Tale ragionamento della Corte di merito non è manifestamente illogico, nè determinante erronea applicazione dell'art. 175 c.p.p..

Il caso in esame presenta, infatti, delle peculiarità che convergono nel senso di dimostrare il mancato adempimento dell'onere di allegazione da parte del ricorrente e, conseguentemente, giustificano come adeguata la decisione impugnata che ha stabilito la decadenza del predetto dal termine di legge.

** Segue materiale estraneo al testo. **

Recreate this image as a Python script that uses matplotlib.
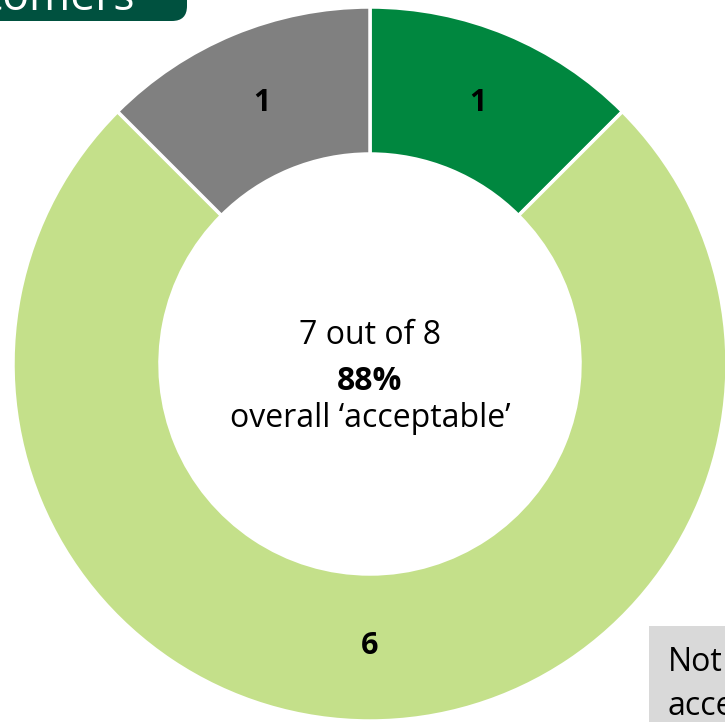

Si intende fare riferimento: alla lunga latitanza del K., protrattasi per circa un quadriennio prima di ricevere la notifica in Irlanda del M.A.E.; all'immediata possibilità di rilievo, dalla lettura del provvedimento cautelare notificatogli, della vetustà del provvedimento stesso (reso, come detto, dal GIP di Milano in data 17 settembre 2007) e dei fatti contestati con la conseguente ragionevole previsione della verosimile intervenuta definizione del procedimento nelle more; all'avvenuto passaggio in giudicato della sentenza di condanna in data 20.3.2012, antecedente di circa tre mesi la data di conoscenza del procedimento.

In considerazione di tali specifiche connotazioni del caso, non risultano allegate da parte del ricorrente circostanze riconducibili al caso fortuito o alla forza maggiore che gli abbiano impedito di officiare tempestivamente (in un tempo ben inferiore ai 41 giorni decorsi dal 14 giugno al 25 luglio 2012) il difensore di fiducia alla scopo di informarsi della sua posizione giuridica in Italia, ragionevolmente e verosimilmente già definita.

Siffatta ingiustificata inerzia si traduce in una inammissibile discrezionalità lasciata all'imputato rispetto alla scelta del momento in cui prendere cognizione del provvedimento impugnato, sulla base della propria convenienza, discrezionalità che si pone in contrasto con il fondamentale principio della ragionevole durata del processo.

Per le esposte considerazioni, il ricorso deve essere rigettato.


P.Q.M.

Rigetta il ricorso e condanna il ricorrente al pagamento delle spese processuali.

Così deciso in Roma, il 26 novembre 2013.